As expected, the tech industry and its lobbyists have continued to pursue misleading arguments in light of efforts to strengthen the NetzDG law. Chief among the complaints are that it would stifle free speech and stifle innovation. However, those concerns are unfounded. A joint report between CEP and the Centre for European Policy Studies (CEPS) found that six months after NetzDG’s implementation, the law did not result in a flood of reports or over-blocking, but rather a trickle of takedown requests. The study also found that the expense of implementing NetzDG was minimal at 1 percent of total revenue.
Others have even suggested that a tougher NetzDG could be used as a model of inspiration for authoritarian governments to curb political dissent. However, following through with this fallacious argument would mean that democratic governments would never enact any laws out of fear of their misuse. Democratically made laws by responsible governments do not embolden authoritarian states. Authoritarian ideologies embolden authoritarian states.
Earlier this year, the Counter Extremism Project (CEP) in Berlin released its recommendations for a “NetzDG 2.0” after testing big tech’s compliance with Germany’s 2018 NetzDG online content moderation law. In order to make social media safer, tech companies must make transparent the functions, resources, and results of their internal compliance systems, including the corresponding automated detection techniques as well as processes for content moderators.
The most current version of the law requires online platforms to remove “manifestly illegal” content within 24 hours only after it has been reported by users.

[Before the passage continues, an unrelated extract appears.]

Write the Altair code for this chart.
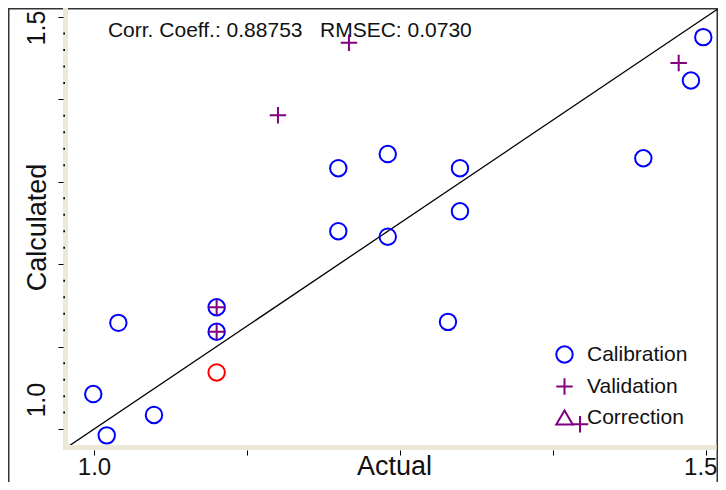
import altair as alt
import pandas as pd

# ---- data ----
cal_x = [0.9994, 1.0104, 1.0199, 1.0490, 1.1002, 1.1002, 1.1996, 1.1996,
         1.2400, 1.2400, 1.2990, 1.2990, 1.2892, 1.4488, 1.4877, 1.4978]
cal_y = [1.0425, 0.9924, 1.1289, 1.0172, 1.1478, 1.1181, 1.3165, 1.2401,
         1.3337, 1.2334, 1.3165, 1.2642, 1.1301, 1.3286, 1.4229, 1.4755]
val_x = [1.1002, 1.1002, 1.1503, 1.2083, 1.4777, 1.3971]
val_y = [1.1478, 1.1181, 1.3807, 1.4687, 1.4442, 1.0060]
sel_x = [1.1002]
sel_y = [1.0687]
series_names = ["Calibration", "Validation", "Correction"]
series_colors = ["#0000FF", "#800080", "#800080"]
series_shapes = ["circle", "M-1,0L1,0M0,-1L0,1", "triangle-up"]
x_ticks = [1.0, 1.125, 1.25, 1.375, 1.5]
y_ticks = [1.0, 1.1, 1.2, 1.3, 1.4, 1.5]
y_minor = [1.02, 1.04, 1.06, 1.08, 1.12, 1.14, 1.16, 1.18, 1.22, 1.24, 1.26, 1.28,
           1.32, 1.34, 1.36, 1.38, 1.42, 1.44, 1.46, 1.48]
diag = [0.979, 1.509]
annotation = "Corr. Coeff.: 0.88753\u00a0\u00a0\u00a0RMSEC: 0.0730"
annot_x = [1.0114]
annot_y = [1.4759]
x_domain = [0.97876, 1.509]
y_domain = [0.98072, 1.51084]

FONT = "Liberation Sans"
BAND = "#ECE9D8"
W, H = 649, 437

pts = pd.DataFrame({
    "x": cal_x + val_x,
    "y": cal_y + val_y,
    "series": ["Calibration"] * len(cal_x) + ["Validation"] * len(val_x),
})
sel = pd.DataFrame({"x": sel_x, "y": sel_y})
one = pd.DataFrame({"a": [0]})

xs = alt.Scale(domain=x_domain, nice=False, zero=False)
ys = alt.Scale(domain=y_domain, nice=False, zero=False)

LBL = "(datum.value == 1 || datum.value == 1.5) ? format(datum.value, '.1f') : ''"
x_axis = alt.Axis(
    values=x_ticks, labelExpr=LBL,
    orient="bottom", offset=5, domain=False, grid=False, tickSize=5, tickWidth=1, tickColor="#000",
    labelFont=FONT, labelFontSize=24, labelColor="#111", labelPadding=0, labelBaseline="top",
    labelAlign={"condition": {"test": "datum.value == 1.5", "value": "right"}, "value": "center"},
    labelOffset={"condition": {"test": "datum.value == 1.5", "value": 11}, "value": 0},
    labelFlush=False, labelOverlap=False,
    title="Actual", titleFont=FONT, titleFontSize=27, titleFontWeight="normal", titleColor="#111",
    titleX=326, titleY=24, titleAlign="center", titleBaseline="alphabetic", zindex=1,
)
y_axis = alt.Axis(
    values=y_ticks, labelExpr=LBL,
    orient="left", offset=5, domain=False, grid=False, tickSize=5, tickWidth=1, tickColor="#000",
    labelFont=FONT, labelFontSize=25, labelColor="#111", labelPadding=14, labelAngle=270,
    labelAlign="left", labelBaseline="alphabetic", labelFlush=False, labelOverlap=False,
    labelOffset={"condition": {"test": "datum.value == 1", "value": -12}, "value": 28},
    title="Calculated", titleFont=FONT, titleFontSize=27, titleFontWeight="normal", titleColor="#111",
    titleAngle=270, titleX=-18, titleY=219, titleAlign="center", titleBaseline="alphabetic", zindex=1,
)

X = lambda f: alt.X(f, scale=xs, axis=x_axis)
Y = lambda f: alt.Y(f, scale=ys, axis=y_axis)

frame = alt.Chart(one).mark_rect(fill="white", stroke="#333333", strokeWidth=1.5).encode(
    x=alt.value(-59.25), x2=alt.value(W + 0.25), y=alt.value(0.75), y2=alt.value(560))
band_left = alt.Chart(one).mark_rect(fill=BAND).encode(
    x=alt.value(-5), x2=alt.value(0), y=alt.value(0), y2=alt.value(H + 5))
band_bottom = alt.Chart(one).mark_rect(fill=BAND).encode(
    x=alt.value(-5), x2=alt.value(W - 0.5), y=alt.value(H), y2=alt.value(H + 5))

minor = alt.Chart(pd.DataFrame({"m": y_minor})).mark_rule(color="#000", strokeWidth=2).encode(
    y=Y("m:Q"), x=alt.value(-4.7), x2=alt.value(-3))

line = alt.Chart(pd.DataFrame({"v": diag})).mark_line(color="#000", strokeWidth=1.3, clip=True).encode(
    x=X("v:Q"), y=Y("v:Q"))

legend = alt.Legend(title=None, orient="none", legendX=486, legendY=336)
points = alt.Chart(pts).mark_point(filled=False, size=270, strokeWidth=2, opacity=1).encode(
    x=X("x:Q"),
    y=Y("y:Q"),
    color=alt.Color("series:N", scale=alt.Scale(domain=series_names, range=series_colors), legend=legend),
    shape=alt.Shape("series:N", scale=alt.Scale(domain=series_names, range=series_shapes), legend=legend),
)
selected = alt.Chart(sel).mark_point(shape="circle", filled=False, size=270, strokeWidth=2,
                                     color="#FF0000", opacity=1).encode(
    x=X("x:Q"), y=Y("y:Q"))

text = alt.Chart(pd.DataFrame({"x": annot_x, "y": annot_y, "t": [annotation]})).mark_text(
    align="left", baseline="alphabetic", font=FONT, fontSize=21, color="#111").encode(
    x=X("x:Q"), y=Y("y:Q"), text="t:N")

chart = alt.layer(frame, band_left, band_bottom, minor, line, selected, points, text).properties(
    width=W, height=H,
    autosize=alt.AutoSizeParams(type="none"),
    padding={"left": 60, "top": 0, "right": 1, "bottom": 474 - H},
    background="white",
).configure_view(stroke=None, fill=None).configure_legend(
    labelFont=FONT, labelFontSize=21, labelColor="#111", symbolSize=270, symbolStrokeWidth=2,
    rowPadding=7, labelOffset=12, padding=0, labelLimit=300,
)

chart.save("out.html", embed_options={"renderer": "svg", "actions": False})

However, as CEP found, more can be done. The March 2020 study revealed that YouTube, Facebook, and Instagram removed a mere 43.5 percent of clearly extremist and terrorist content, even after that material was reported for their illegal nature under the NetzDG. Of those companies studied, YouTube has been least compliant with the law’s requirements. The company blocked only 35 percent of the 80 videos that were reported and should have been blocked. Facebook and Instagram deleted or blocked all of the flagged content, but Facebook did not remove any content that was explicitly not flagged—even though that content contained the same reported illegal symbols. The procedural logic of "notice and take down" on which the NetzDG is based requires a systematic and continuous search for manifestly illegal content online and its subsequent reporting so that it can take effect.